What is needed. Output the lines from the top of the entries below to the line with "c.fillText('Tolerance 10 %', 866, 27);", both included, exactly and without pictures.

Task data.
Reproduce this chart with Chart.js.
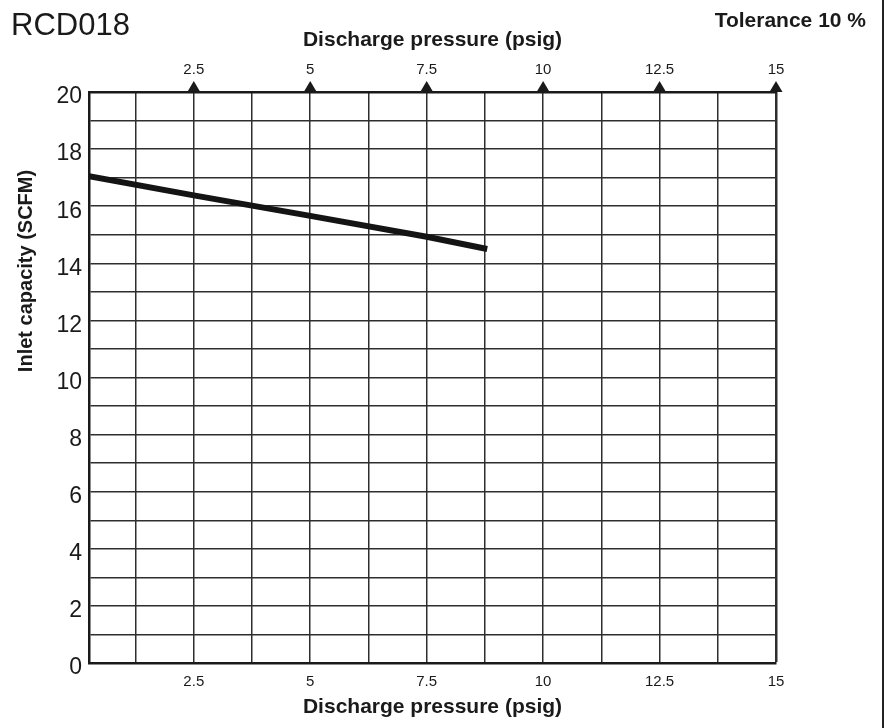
<!DOCTYPE html>
<html>
<head>
<meta charset="utf-8">
<script src="https://cdn.jsdelivr.net/npm/chart.js@4.4.1/dist/chart.umd.min.js"></script>
<style>
  body { margin: 0; background: #fff; }
  #wrap { width: 885px; height: 728px; }
</style>
</head>
<body>
<div id="wrap"><canvas id="curve"></canvas></div>
<script>
// discharge pressure (psig) vs inlet capacity (SCFM)
const pressure = [0.25, 2.5, 5, 7.5, 8.8];
const capacity = [17.05, 16.38, 15.66, 14.93, 14.5];

const xGrid = [1.25, 2.5, 3.75, 5, 6.25, 7.5, 8.75, 10, 11.25, 12.5, 13.75, 15];
const xLabels = [2.5, 5, 7.5, 10, 12.5, 15];
const yLabels = [0, 2, 4, 6, 8, 10, 12, 14, 16, 18, 20];

const ink = '#1a1a1a';
const gridInk = '#2e2e2e';

const extras = {
    id: 'extras',
    afterDraw(chart) {
        const c = chart.ctx;
        const top = chart.scales.x2;
        c.save();
        // arrow heads on the top axis
        c.fillStyle = ink;
        xLabels.forEach(v => {
            const px = top.getPixelForValue(v);
            c.beginPath();
            c.moveTo(px, 81);
            c.lineTo(px - 6.5, 92);
            c.lineTo(px + 6.5, 92);
            c.closePath();
            c.fill();
        });
        // frame line on the right
        c.strokeStyle = '#222';
        c.lineWidth = 2;
        c.beginPath();
        c.moveTo(883, 0);
        c.lineTo(883, 728);
        c.stroke();

        c.fillStyle = ink;
        c.font = '31px "Liberation Sans", Arial, sans-serif';
        c.textAlign = 'left';
        c.textBaseline = 'alphabetic';
        c.fillText('RCD018', 11, 35);

        c.font = 'bold 21px "Liberation Sans", Arial, sans-serif';
        c.textAlign = 'right';
        c.fillText('Tolerance 10 %', 866, 27);

        c.translate(32, 271);
        c.rotate(-Math.PI / 2);
        c.textAlign = 'center';
        c.font = 'bold 20px "Liberation Sans", Arial, sans-serif';
        c.fillText('Inlet capacity (SCFM)', 0, 0);
        c.restore();
    }
};

const ctx = document.getElementById('curve').getContext('2d');
const curve = new Chart(ctx, {
    type: 'line',
    data: {
        datasets: [{
            label: 'RCD018',
            data: pressure.map((p, i) => ({ x: p, y: capacity[i] })),
            borderColor: '#141414',
            borderWidth: 6,
            borderCapStyle: 'butt',
            pointRadius: 0,
            tension: 0,
            xAxisID: 'x',
            yAxisID: 'y'
        }]
    },
    options: {
        responsive: true,
        maintainAspectRatio: false,
        animation: false,
        layout: { padding: { left: 0, right: 109, top: 0, bottom: 0 } },
        plugins: {
            legend: { display: false },
            tooltip: { enabled: false }
        },
        scales: {
            x: {
                type: 'linear',
                position: 'bottom',
                min: 0.25,
                max: 15,
                afterBuildTicks: s => { s.ticks = xGrid.map(v => ({ value: v })); },
                afterFit: s => { s.height = 65; },
                ticks: {
                    autoSkip: false,
                    maxRotation: 0,
                    padding: 10,
                    color: ink,
                    font: { family: '"Liberation Sans", Arial, sans-serif', size: 15 },
                    callback: v => xLabels.includes(v) ? String(v) : ''
                },
                grid: {
                    drawTicks: false,
                    color: gridInk,
                    lineWidth: c => (c.tick && c.tick.value === 15) ? 2.5 : 1.5
                },
                border: { color: ink, width: 2.5 },
                title: {
                    display: true,
                    text: 'Discharge pressure (psig)',
                    color: ink,
                    font: { family: '"Liberation Sans", Arial, sans-serif', size: 21, weight: 'bold' },
                    padding: { top: 0, bottom: 8 }
                }
            },
            x2: {
                type: 'linear',
                position: 'top',
                min: 0.25,
                max: 15,
                afterBuildTicks: s => { s.ticks = xLabels.map(v => ({ value: v })); },
                afterFit: s => { s.height = 92; },
                ticks: {
                    autoSkip: false,
                    maxRotation: 0,
                    padding: 13,
                    color: ink,
                    font: { family: '"Liberation Sans", Arial, sans-serif', size: 15 },
                    callback: v => String(v)
                },
                grid: { display: false, drawTicks: false },
                border: { color: ink, width: 2.5 },
                title: {
                    display: true,
                    text: 'Discharge pressure (psig)',
                    color: ink,
                    font: { family: '"Liberation Sans", Arial, sans-serif', size: 21, weight: 'bold' },
                    padding: { top: 28, bottom: 0 }
                }
            },
            y: {
                type: 'linear',
                position: 'left',
                min: 0,
                max: 20,
                afterFit: s => { s.width = 89; },
                ticks: {
                    stepSize: 1,
                    autoSkip: false,
                    padding: 7,
                    labelOffset: 5,
                    color: ink,
                    font: { family: '"Liberation Sans", Arial, sans-serif', size: 23 },
                    callback: v => yLabels.includes(v) ? String(v) : ''
                },
                grid: { drawTicks: false, color: gridInk, lineWidth: 1.5 },
                border: { color: ink, width: 2.5 }
            }
        }
    },
    plugins: [extras]
});
</script>
</body>
</html>
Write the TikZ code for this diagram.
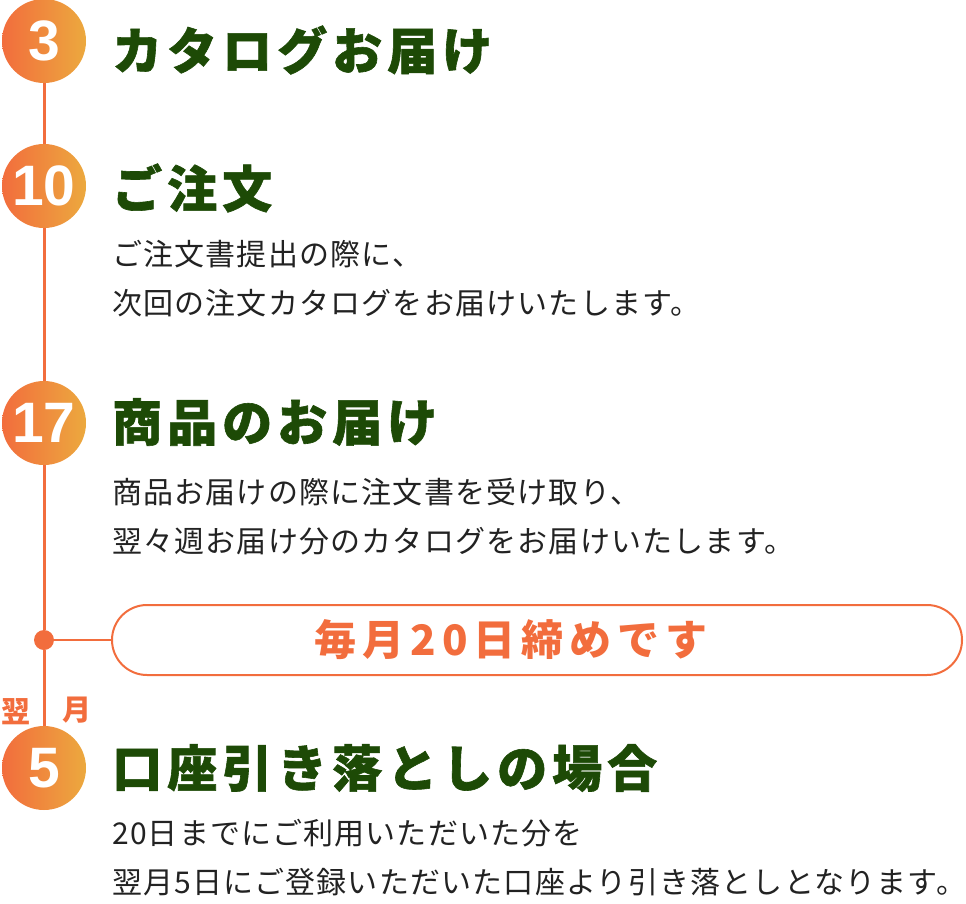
\documentclass[tikz,border=0pt]{standalone}
\usepackage{fontspec}
\newfontfamily\jp{Noto Sans CJK JP}
\newfontfamily\numfont{Liberation Sans}
\definecolor{accent}{HTML}{F26D3D}
\definecolor{accentlt}{HTML}{ECA93E}
\definecolor{leaf}{HTML}{1D4A06}
\definecolor{ink}{HTML}{222222}
\tikzset{
  num/.style={circle, minimum size=84, inner sep=0, left color=accent, right color=accentlt,
    text=white, font=\numfont\bfseries\fontsize{57}{57}\selectfont},
  joint/.style={circle, fill=accent, minimum size=20, inner sep=0},
  head/.style={anchor=west, inner sep=0, text=leaf,
    font=\jp\bfseries\fontsize{50}{50}\selectfont\addfontfeature{LetterSpace=10,FakeBold=1.2}},
  body/.style={anchor=west, inner sep=0, align=left, text=ink,
    font=\jp\fontsize{30}{49}\selectfont\addfontfeature{LetterSpace=4}},
  pill/.style={draw=accent, line width=2, rounded corners=35, minimum width=850, minimum height=70,
    text=accent, font=\jp\bfseries\fontsize{42}{42}\selectfont\addfontfeature{LetterSpace=14}},
  side/.style={inner sep=0, text=accent, font=\jp\bfseries\fontsize{29}{29}\selectfont},
  rail/.style={draw=accent, line width=3}
}
\begin{document}
\begin{tikzpicture}[x=1pt, y=-1pt]
\useasboundingbox (0,0) rectangle (966,904);
\node[num] (c3) at (44,41) {\raisebox{-4pt}{3}};
\node[num] (c10) at (44,186) {\raisebox{-4pt}{10}};
\node[num] (c17) at (44,423) {\raisebox{-4pt}{17}};
\node[num] (c5) at (44,768) {\raisebox{-4pt}{5}};
\node[joint] (mid) at (44,640) {};
\node[pill] (close) at (537,640) {\kern-52pt 毎月20日締めです};
\node[side] (next) at (16,712) {翌};
\node[side] (month) at (77,710) {月};

\node[head] (h3) at (112,50) {カタログお届け};
\node[head] (h10) at (112,188) {ご注文};
\node[head] (h17) at (112,422) {商品のお届け};
\node[head] (h5) at (112,768) {口座引き落としの場合};
\node[body] (b10) at (112,279) {ご注文書提出の際に、\\次回の注文カタログをお届けいたします。};
\node[body] (b17) at (112,517) {商品お届けの際に注文書を受け取り、\\翌々週お届け分のカタログをお届けいたします。};
\node[body] (b5) at (112,858) {20日までにご利用いただいた分を\\翌月5日にご登録いただいた口座より引き落としとなります。};

\foreach \p/\q in {c3/c10, c10/c17, c17/mid, mid/c5}
{\draw[rail] (\p) -- (\q);}
\draw[accent, line width=2] (mid) -- (close);

\end{tikzpicture}
\end{document}
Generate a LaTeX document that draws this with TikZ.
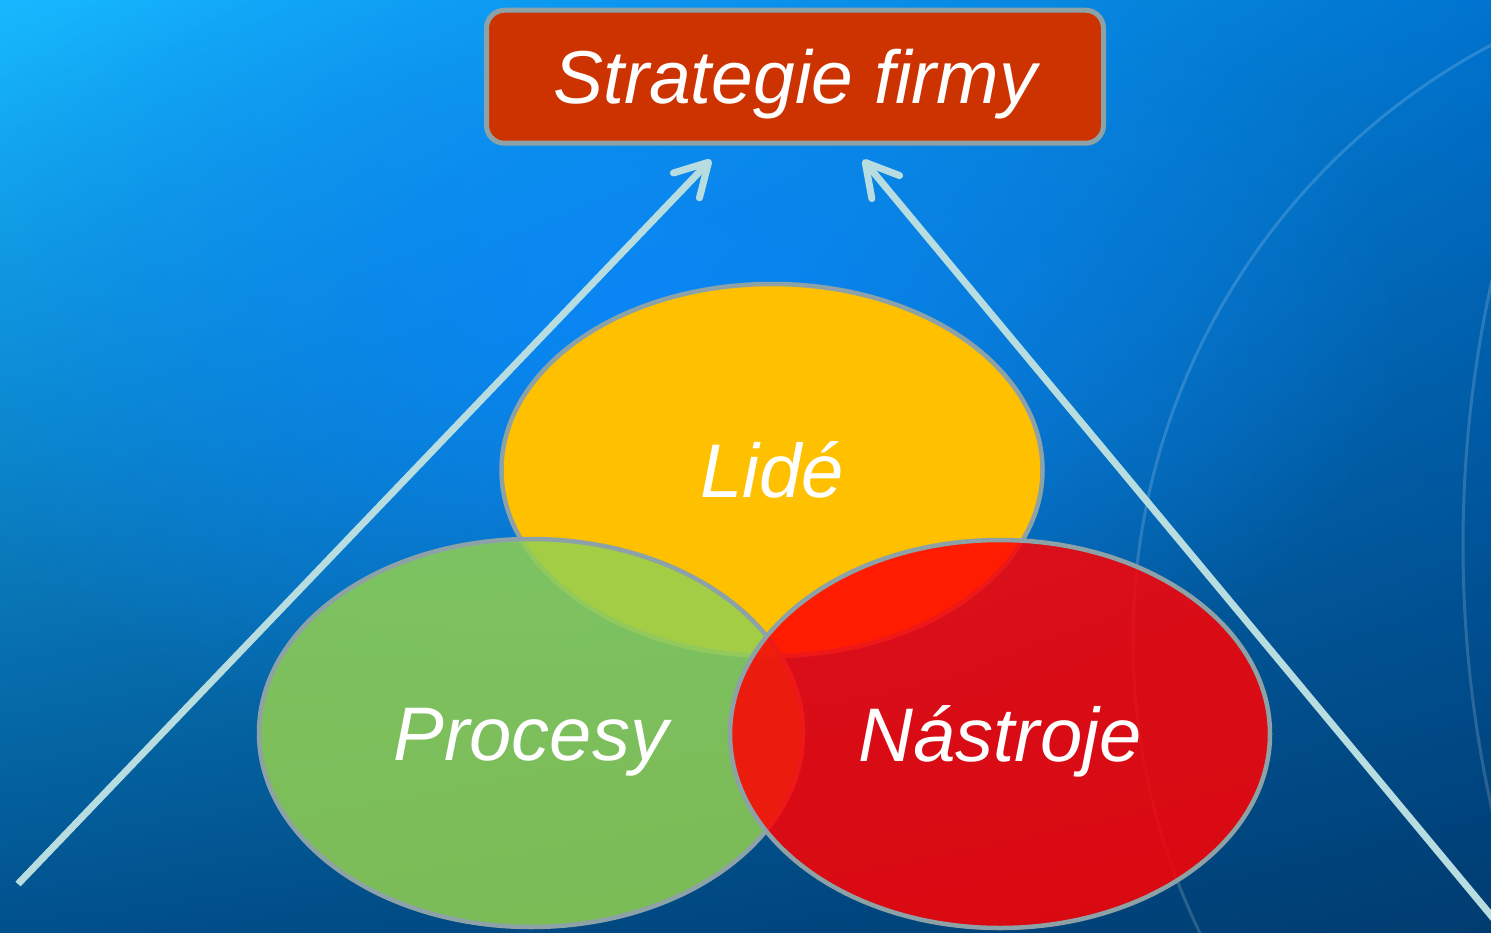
\documentclass[tikz,border=0pt]{standalone}
\usepackage{fontspec}
\setmainfont{Liberation Sans}
\usetikzlibrary{shapes,arrows.meta,positioning,calc,fadings,shadings}

\definecolor{bgA}{HTML}{17B8FF}
\definecolor{bgB}{HTML}{0074D0}
\definecolor{bgC}{HTML}{00508C}
\definecolor{bgD}{HTML}{003C70}
\definecolor{bgglow}{HTML}{0A88FF}
\definecolor{boxred}{HTML}{CC3300}
\definecolor{edgegrey}{HTML}{8DA2A6}
\definecolor{arrowcyan}{HTML}{B8DDE0}
\definecolor{lideyellow}{HTML}{FFC000}
\definecolor{procgreen}{HTML}{92D050}
\definecolor{nastred}{HTML}{FF0000}

\tikzfading[name=glowfade, inner color=transparent!15, outer color=transparent!100]

\begin{document}
\begin{tikzpicture}[x=1pt,y=-1pt]
  \tikzset{main node/.style={rectangle, draw=edgegrey, line width=5pt,
		fill=boxred, text=white, rounded corners=18pt,
		minimum width=617pt, minimum height=133pt,
		text height=54pt, text depth=0pt,
		font=\fontsize{75}{90}\selectfont\itshape}, }
\tikzset{set node/.style={ellipse, draw=edgegrey, line width=4.5pt,
		text=white, text opacity=1, inner sep=0pt,
		text height=54pt, text depth=0pt,
		font=\fontsize{76}{90}\selectfont\itshape}, }
\tikzset{linea/.style={-{Straight Barb[length=32pt,width=36pt,round]},
		line width=7pt, arrowcyan},}
%
\useasboundingbox (0,0) rectangle (1491,933);
\clip (0,0) rectangle (1491,933);
\shade[upper left=bgA, upper right=bgB, lower left=bgC, lower right=bgD]
  (0,0) rectangle (1491,933);
\fill[bgglow, path fading=glowfade] (650,320) ellipse (760 and 460);
\draw[white, opacity=.16, line width=3pt] (1806,640) circle (673);
\draw[white, opacity=.16, line width=3pt] (2675,545) circle (1212);
%
   \node[set node, fill=lideyellow, minimum width=541pt, minimum height=372pt] (2) at (772,470) {Lidé};
   \node[set node, fill=procgreen, fill opacity=.85, minimum width=544pt, minimum height=388pt] (3) at (531,733) {Procesy};
   \node[set node, fill=nastred, fill opacity=.85, minimum width=540pt, minimum height=388pt] (4) at (1000,734) {Nástroje};
    \node[main node] (1) [above=136pt of 2, xshift=23pt] {Strategie firmy};
%
\coordinate (5) at (18,884);
\coordinate (6) at (1494,919);
\coordinate (7) at ($(1.south)+(-84,14)$);
\coordinate (8) at ($(1.south)+(68,14)$);
\foreach \x /\y in{5/7,6/8}
  \path[linea] (\x) edge node {} (\y);
%
\end{tikzpicture}
\end{document}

Task solution.
Reproduce this chart with Chart.js.
<!DOCTYPE html>
<html>
<head>
<meta charset="utf-8">
<script src="https://cdn.jsdelivr.net/npm/chart.js@4.4.1/dist/chart.umd.min.js"></script>
<style>
  body { margin: 0; background: #fff; }
  #wrap { width: 885px; height: 728px; }
</style>
</head>
<body>
<div id="wrap"><canvas id="curve"></canvas></div>
<script>
// discharge pressure (psig) vs inlet capacity (SCFM)
const pressure = [0.25, 2.5, 5, 7.5, 8.8];
const capacity = [17.05, 16.38, 15.66, 14.93, 14.5];

const xGrid = [1.25, 2.5, 3.75, 5, 6.25, 7.5, 8.75, 10, 11.25, 12.5, 13.75, 15];
const xLabels = [2.5, 5, 7.5, 10, 12.5, 15];
const yLabels = [0, 2, 4, 6, 8, 10, 12, 14, 16, 18, 20];

const ink = '#1a1a1a';
const gridInk = '#2e2e2e';

const extras = {
    id: 'extras',
    afterDraw(chart) {
        const c = chart.ctx;
        const top = chart.scales.x2;
        c.save();
        // arrow heads on the top axis
        c.fillStyle = ink;
        xLabels.forEach(v => {
            const px = top.getPixelForValue(v);
            c.beginPath();
            c.moveTo(px, 81);
            c.lineTo(px - 6.5, 92);
            c.lineTo(px + 6.5, 92);
            c.closePath();
            c.fill();
        });
        // frame line on the right
        c.strokeStyle = '#222';
        c.lineWidth = 2;
        c.beginPath();
        c.moveTo(883, 0);
        c.lineTo(883, 728);
        c.stroke();

        c.fillStyle = ink;
        c.font = '31px "Liberation Sans", Arial, sans-serif';
        c.textAlign = 'left';
        c.textBaseline = 'alphabetic';
        c.fillText('RCD018', 11, 35);

        c.font = 'bold 21px "Liberation Sans", Arial, sans-serif';
        c.textAlign = 'right';
        c.fillText('Tolerance 10 %', 866, 27);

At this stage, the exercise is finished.